Wednesday, February 3, 2021

The horrors of Depakote

Facebook is reminding me that seven years ago today was my first attempt at functioning in public (specifically at work) on the hardcore anticonvulsant Depakote:
Depakote either works wonders for you or it destroys you, and I was DEFINITELY on its no-fly list. The pharmacist who filled my first prescription actually pulled me into a consultation room, warned me about the horrible, terrifying things I might experience, and literally held onto my hand as she talked to me. I'll never forget the look in her eyes that was a mix of both kindness and visible concern.

[Don't get me started on the hack Chicago psychiatrist who'd prescribed it without saying any of this to me and who obviously made zero attempt to set up a line of communication should I have problems in my first terrifying, confusing days and weeks.]

Once I got home that night, I took my first dose with much trepidation, went to bed on the guestroom bed my parents slept in on their visits so I could maybe feel somehow close to them if I needed to ... and right on schedule I was immediately flooded with such graphic nightmares of being hunted and murdered over and over that they're seared in my brain and I can still replay them in my head with absolute clarity.

That was a Friday night, and all weekend I'd hallucinate intruders in black hiding in my apartment and wake up screaming when I tried to sleep. But psych drugs can have side effects like these as you ramp up, and I was at least self-aware enough to know (or be pretty sure I knew) that the hallucinations weren't real and the nightmares would eventually go away.

Which they never did. I was taking Depakote with the more established anticonvulsant Lamictal (which I'd been on for years) and at least one other drug (but probably two or three) that I can't remember, and in the weeks that followed it seemed to be the tipping point from barely managing my bipolar swings to living in terrifying hallucinations and falling into daylong blackouts where I'd come to riding the Red Line north to parts of Chicago I'd never been to or sitting on a bench in the Lincoln Park Zoo without my coat or my phone.

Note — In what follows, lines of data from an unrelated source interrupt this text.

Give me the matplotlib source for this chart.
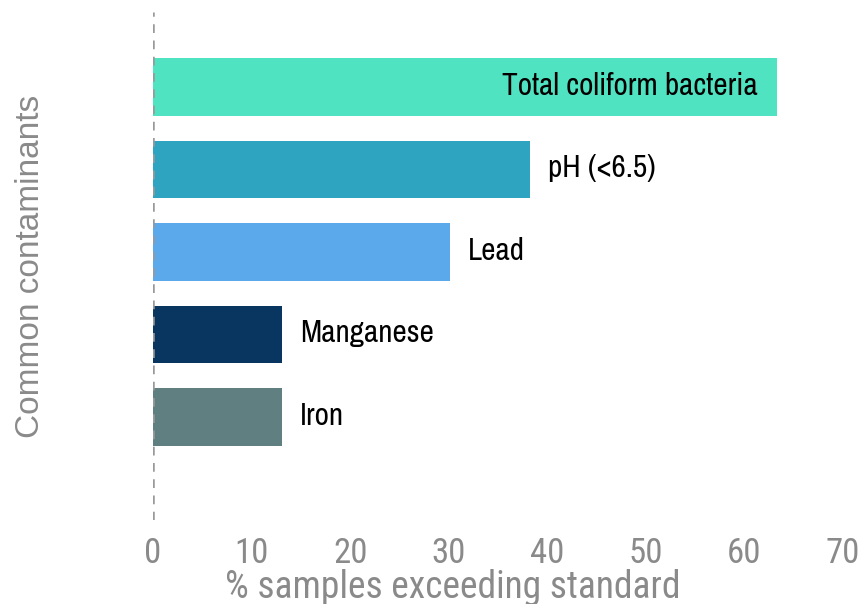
import matplotlib.pyplot as plt
import numpy as np

# data
contaminants = ['Total coliform bacteria', 'pH (<6.5)', 'Lead', 'Manganese', 'Iron']
pct_exceeding = [63.3, 38.2, 30.1, 13.1, 13.1]
bar_colors = ['#50E3C2', '#2EA4C0', '#5BA8EB', '#083660', '#607F80']
x_ticks = [0, 10, 20, 30, 40, 50, 60, 70]

label_font = ['Archivo Narrow', 'DejaVu Sans']
axis_font = ['Roboto Condensed', 'DejaVu Sans']
plt.rcParams['font.family'] = ['Liberation Sans', 'DejaVu Sans']

fig = plt.figure(figsize=(8.65, 6.04), dpi=100)
ax = fig.add_axes([0.1769, 0.139, 0.7977, 0.841])

y = np.arange(len(contaminants))
ax.barh(y, pct_exceeding, height=0.7, color=bar_colors, zorder=2)

# labels: first one inside the bar, rest outside
for i, (name, val) in enumerate(zip(contaminants, pct_exceeding)):
    if i == 0:
        ax.annotate(name, (val, i), xytext=(-14, 1), textcoords='offset points',
                    ha='right', va='center', fontsize=22.5, family=label_font, color='black')
    else:
        ax.annotate(name, (val, i), xytext=(13, 1), textcoords='offset points',
                    ha='left', va='center', fontsize=22.5, family=label_font, color='black')

ax.axvline(0, color='#999999', linestyle=(0, (3.5, 3)), linewidth=1.8, zorder=3)

ax.set_xlim(0, 70)
ax.set_ylim(len(contaminants) - 1 + 1.25, -0.91)
ax.set_xticks(x_ticks)
ax.set_xticklabels([str(t) for t in x_ticks], family=axis_font)
ax.set_yticks([])
ax.tick_params(axis='x', length=0, labelsize=25, labelcolor='#8a8a8a', pad=12)
for s in ax.spines.values():
    s.set_visible(False)

ax.set_xlabel('% samples exceeding standard', fontsize=27, color='#8a8a8a',
              family=axis_font, va='top')
ax.xaxis.set_label_coords(0.435, -0.096)
ax.set_ylabel('Common contaminants', fontsize=24, color='#8a8a8a')
ax.yaxis.set_label_coords(-0.155, 0.5)

fig.savefig('out.png', dpi=100)
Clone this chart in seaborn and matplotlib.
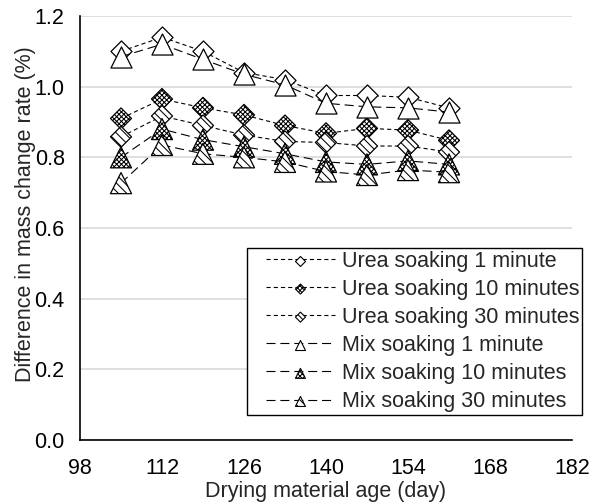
import matplotlib
matplotlib.use("Agg")
import matplotlib.pyplot as plt
import seaborn as sns
import pandas as pd
from matplotlib.legend_handler import HandlerTuple

# ---- data ----
days = [105, 112, 119, 126, 133, 140, 147, 154, 161]
urea_1 = [1.10, 1.14, 1.10, 1.04, 1.02, 0.975, 0.975, 0.97, 0.94]
urea_10 = [0.91, 0.965, 0.94, 0.92, 0.89, 0.868, 0.882, 0.877, 0.848]
urea_30 = [0.858, 0.917, 0.89, 0.863, 0.845, 0.842, 0.832, 0.832, 0.815]
mix_1 = [1.085, 1.12, 1.077, 1.035, 1.005, 0.953, 0.943, 0.94, 0.928]
mix_10 = [0.80, 0.88, 0.85, 0.83, 0.81, 0.787, 0.78, 0.79, 0.78]
mix_30 = [0.727, 0.835, 0.81, 0.80, 0.787, 0.76, 0.75, 0.764, 0.758]
series_labels = ["Urea soaking 1 minute", "Urea soaking 10 minutes", "Urea soaking 30 minutes",
                 "Mix soaking 1 minute", "Mix soaking 10 minutes", "Mix soaking 30 minutes"]
x_ticks = [98, 112, 126, 140, 154, 168, 182]
y_ticks = [0.0, 0.2, 0.4, 0.6, 0.8, 1.0, 1.2]
x_label = "Drying material age (day)"
y_label = "Difference in mass change rate (%)"

sns.set_style("white")
plt.rcParams["font.family"] = ["Liberation Sans", "DejaVu Sans"]
plt.rcParams["lines.scale_dashes"] = False
plt.rcParams["hatch.linewidth"] = 0.75


class OffsetTupleHandler(HandlerTuple):
    """Overlay line + marker, leaving a blank gap at the left of the handle."""
    def __init__(self, offset_frac, **kw):
        super().__init__(ndivide=1, pad=0, **kw)
        self.offset_frac = offset_frac

    def create_artists(self, legend, orig_handle, xdescent, ydescent, width, height,
                       fontsize, trans):
        off = self.offset_frac * width
        return super().create_artists(legend, orig_handle, xdescent - off, ydescent,
                                      width - off, height, fontsize, trans)


FS = 15.5
fig = plt.figure(figsize=(5.92, 5.04), dpi=100)
ax = fig.add_axes([80 / 592, 1 - 440 / 504, (572 - 80) / 592, (440 - 16) / 504])

values = [urea_1, urea_10, urea_30, mix_1, mix_10, mix_30]
markers = ["D", "D", "D", "^", "^", "^"]
sizes = [115, 115, 115, 230, 230, 230]
leg_sizes = [26, 26, 26, 52, 52, 52]
hatches = [None, "xxxxxxx", "\\\\\\\\", None, "xxxxxxx", "\\\\\\\\"]
dash_urea = (0, (3.0, 2.2))
dash_mix = (0, (6.5, 3.5))
styles = [dash_urea] * 3 + [dash_mix] * 3

handles = []
for i, (vals, lab) in enumerate(zip(values, series_labels)):
    df = pd.DataFrame({"day": days, "value": vals})
    sns.lineplot(data=df, x="day", y="value", ax=ax, color="black", linewidth=0.8,
                 linestyle=styles[i], zorder=3 + 2 * i)
    kw = dict(marker=markers[i], s=sizes[i], color="white", edgecolor="black",
              linewidth=0.9, zorder=4 + 2 * i)
    if hatches[i]:
        kw["hatch"] = hatches[i]
    sns.scatterplot(data=df, x="day", y="value", ax=ax, **kw)
    # legend proxies
    line_h, = ax.plot([], [], color="black", linewidth=0.8, linestyle=styles[i])
    pkw = dict(marker=markers[i], s=leg_sizes[i], facecolor="white", edgecolor="black",
               linewidth=0.8)
    if hatches[i]:
        pkw["hatch"] = hatches[i]
    sc_h = ax.scatter([], [], **pkw)
    handles.append((line_h, sc_h))

ax.set_xlim(98, 182)
ax.set_ylim(0, 1.2)
ax.set_xticks(x_ticks)
ax.set_yticks(y_ticks)
ax.set_yticklabels([f"{v:.1f}" for v in y_ticks])
ax.tick_params(axis="both", length=0, labelsize=FS, colors="black")
ax.tick_params(axis="x", pad=13)
ax.tick_params(axis="y", pad=11)
ax.grid(axis="y", color="#d9d9d9", linewidth=1.2)
ax.grid(axis="x", visible=False)
ax.set_axisbelow(True)
for s in ["top", "right"]:
    ax.spines[s].set_visible(False)
for s in ["left", "bottom"]:
    ax.spines[s].set_color("black")
    ax.spines[s].set_linewidth(1.2)
    ax.spines[s].set_zorder(2.5)

ax.set_xlabel(x_label, fontsize=FS, labelpad=1.5)
ax.set_ylabel(y_label, fontsize=FS)
ax.yaxis.set_label_coords(-0.09, 0.533)

leg = ax.legend(handles, series_labels, handler_map={tuple: OffsetTupleHandler(0.19)},
                loc="upper left", bbox_to_anchor=(247 / 592, 1 - 248 / 504),
                bbox_transform=fig.transFigure, borderaxespad=0, fontsize=FS,
                handlelength=3.97, handletextpad=0.33, labelspacing=0.33,
                borderpad=0.12, fancybox=False, framealpha=1, edgecolor="black",
                scatterpoints=1)
leg.get_frame().set_linewidth(1.0)
leg.set_zorder(20)

fig.savefig("out.png", dpi=100)
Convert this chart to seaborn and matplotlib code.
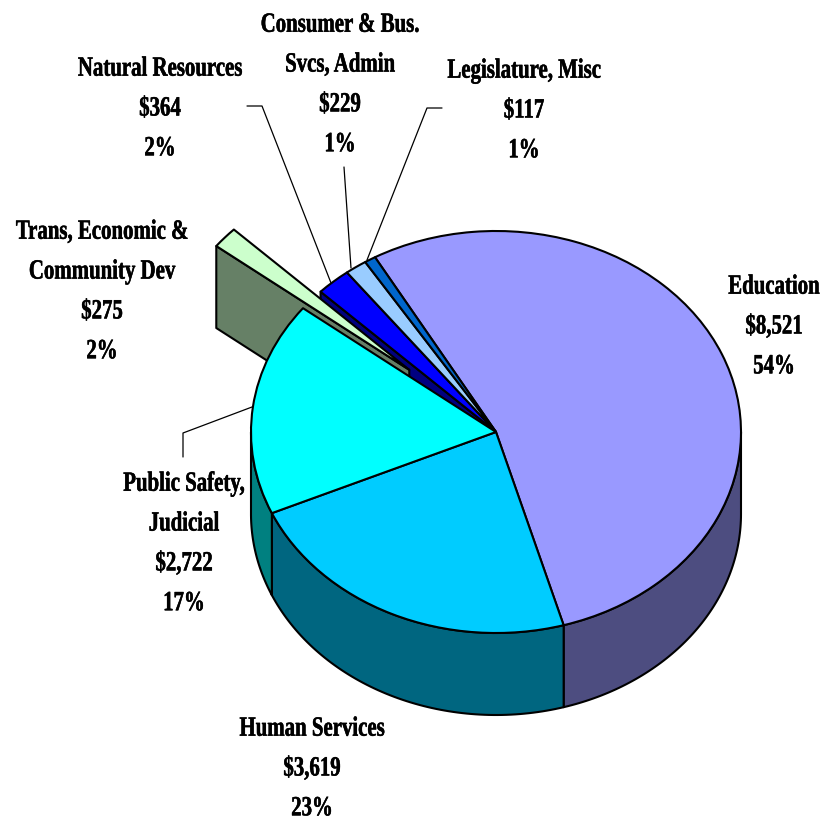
import os
import tempfile
import numpy as np
import matplotlib
matplotlib.use("Agg")
import matplotlib.pyplot as plt
import matplotlib.patheffects as pe
from matplotlib import font_manager as fm
from fontTools.ttLib import TTFont
import seaborn as sns

# ---- data ----
categories = ["Education", "Human Services", "Public Safety,\nJudicial",
              "Trans, Economic &\nCommunity Dev", "Natural Resources",
              "Consumer & Bus.\nSvcs, Admin", "Legislature, Misc"]
amounts = [8521, 3619, 2722, 275, 364, 229, 117]
amount_labels = ["$8,521", "$3,619", "$2,722", "$275", "$364", "$229", "$117"]
percent_labels = ["54%", "23%", "17%", "2%", "2%", "1%", "1%"]
explode = [0, 0, 0, 0.47, 0, 0, 0]

# ---- style ----
slice_colors = ["#9999FF", "#00CCFF", "#00FFFF", "#CCFFCC", "#0000FF", "#99CCFF", "#0066CC"]
label_centers = [(774, 327), (312, 769), (184, 544), (102, 292), (160, 109), (340, 85), (524, 111)]
leaders = [[(183, 457), (183, 433), (252, 407)],
           [(247, 106), (262, 106), (331, 283)],
           [(344, 167), (351, 268)],
           [(442, 108), (427, 108), (367, 260)]]
W, H = 823, 822
CX, CY, RX, RY, DEPTH_PX = 496, 432, 245, 201, 82
START = 119.6
FONT_PT = 20
SQUEEZE = 0.75


def condensed_font(family, squeeze):
    """Write a horizontally narrowed copy of a bold installed font, return its properties."""
    src = fm.findfont(fm.FontProperties(family=family, weight="bold"))
    font = TTFont(src)
    glyf = font["glyf"]
    for name in font.getGlyphOrder():
        g = glyf[name]
        if g.isComposite():
            for comp in g.components:
                comp.x = int(round(comp.x * squeeze))
        elif g.numberOfContours > 0:
            g.coordinates.scale((squeeze, 1))
            g.coordinates.toInt()
        if hasattr(g, "program"):
            g.removeHinting()
        g.recalcBounds(glyf)
        adv, lsb = font["hmtx"][name]
        font["hmtx"][name] = (int(round(adv * squeeze)), int(round(lsb * squeeze)))
    for tag in ("fpgm", "prep", "cvt ", "hdmx", "VDMX", "LTSH", "GPOS", "GSUB", "GDEF"):
        if tag in font:
            del font[tag]
    if "kern" in font:
        for sub in font["kern"].kernTables:
            sub.kernTable = {k: int(round(v * squeeze)) for k, v in sub.kernTable.items()}
    path = os.path.join(tempfile.mkdtemp(), "narrow_serif_bold.ttf")
    font.save(path)
    return fm.FontProperties(fname=path, size=FONT_PT)


sns.set_theme(style="white")
palette = sns.color_palette(slice_colors)
wall_colors = [tuple(c * 0.5 for c in col) for col in palette]

fig = plt.figure(figsize=(W / 100, H / 100), dpi=100)
ax = fig.add_axes([0, 0, 1, 1])


def px(x, y):
    return (x - CX) / RX, (CY - y) / RY


depth = DEPTH_PX / RY
edge = dict(edgecolor="black", linewidth=1.5, joinstyle="round")
wedges, _ = ax.pie(amounts, explode=explode, colors=palette, startangle=START,
                   counterclock=False, radius=1, wedgeprops=edge)

shares = np.array(amounts) / np.sum(amounts) * 360
ends = START - np.cumsum(shares)
starts = np.r_[START, ends[:-1]]

# curved outer walls of the front slices
for a, b, col in zip(starts, ends, wall_colors):
    hi, lo = min(a, 0), max(b, -180)
    if hi <= lo:
        continue
    t = np.radians(np.linspace(hi, lo, 80))
    xs, ys = np.cos(t), np.sin(t)
    ax.fill(np.r_[xs, xs[::-1]], np.r_[ys, ys[::-1] - depth], facecolor=col, zorder=2, **edge)


def radial_wall(i, angle, z):
    mid = np.radians((starts[i] + ends[i]) / 2)
    ox, oy = explode[i] * np.cos(mid), explode[i] * np.sin(mid)
    ex, ey = ox + np.cos(np.radians(angle)), oy + np.sin(np.radians(angle))
    ax.fill([ox, ex, ex, ox], [oy, ey, ey - depth, oy - depth],
            facecolor=wall_colors[i], zorder=z, **edge)


radial_wall(4, starts[4], 1.5)   # natural resources cut face
for i in (4, 5, 6):
    wedges[i].set_zorder(3)
wedges[0].set_zorder(3)
radial_wall(3, starts[3], 4)     # exploded slice cut face
wedges[3].set_zorder(5)
wedges[1].set_zorder(6)
wedges[2].set_zorder(6)

for line in leaders:
    pts = np.array([px(*p) for p in line])
    ax.plot(pts[:, 0], pts[:, 1], color="black", lw=0.9, zorder=1)

label_font = condensed_font("Liberation Serif", SQUEEZE)
for name, amt, pct, (lx, ly) in zip(categories, amount_labels, percent_labels, label_centers):
    x, y = px(lx, ly)
    ax.text(x, y, f"{name}\n{amt}\n{pct}", ha="center", va="center", ma="center",
            fontproperties=label_font, color="black", linespacing=1.78, zorder=10,
            parse_math=False,
            path_effects=[pe.withStroke(linewidth=0.35, foreground="black")])

ax.set_aspect("auto")
ax.set_xlim(px(0, 0)[0], px(W, 0)[0])
ax.set_ylim(px(0, H)[1], px(0, 0)[1])
ax.axis("off")
fig.savefig("out.png", dpi=100, facecolor="white")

I seem to recall that seven years ago today I was able to hold myself together at work, but I do know that the abovementioned blackouts caused me to start missing entire days of work. I can't remember how long I gave Depakote to finally level out in my head and maybe start working, but I do remember it never did. And my hack psychiatrist eventually had me quit it cold-turkey as he threw some other random drug at me. And I was too meek and confused and overcome with self-doubt to challenge him on any of it.

And it was all awful. Just ... awful.

But it DID give me an opportunity to make a big-gay-musical pun (that wasn't half bad, imho) about it on Facebook seven years ago today. So there's that.

And it took another four years before I found my magic psych cocktail that's kept me stable and functioning and able to laugh at everything I went through. Especially that awesome big-gay-musical pun.

And if you're struggling through your own parade of trial-and-error psych meds (hopefully not with that hack psychiatrist at the helm), try to be be patient and diligent and even optimistic about your adventures. I made it. There's every chance you will too.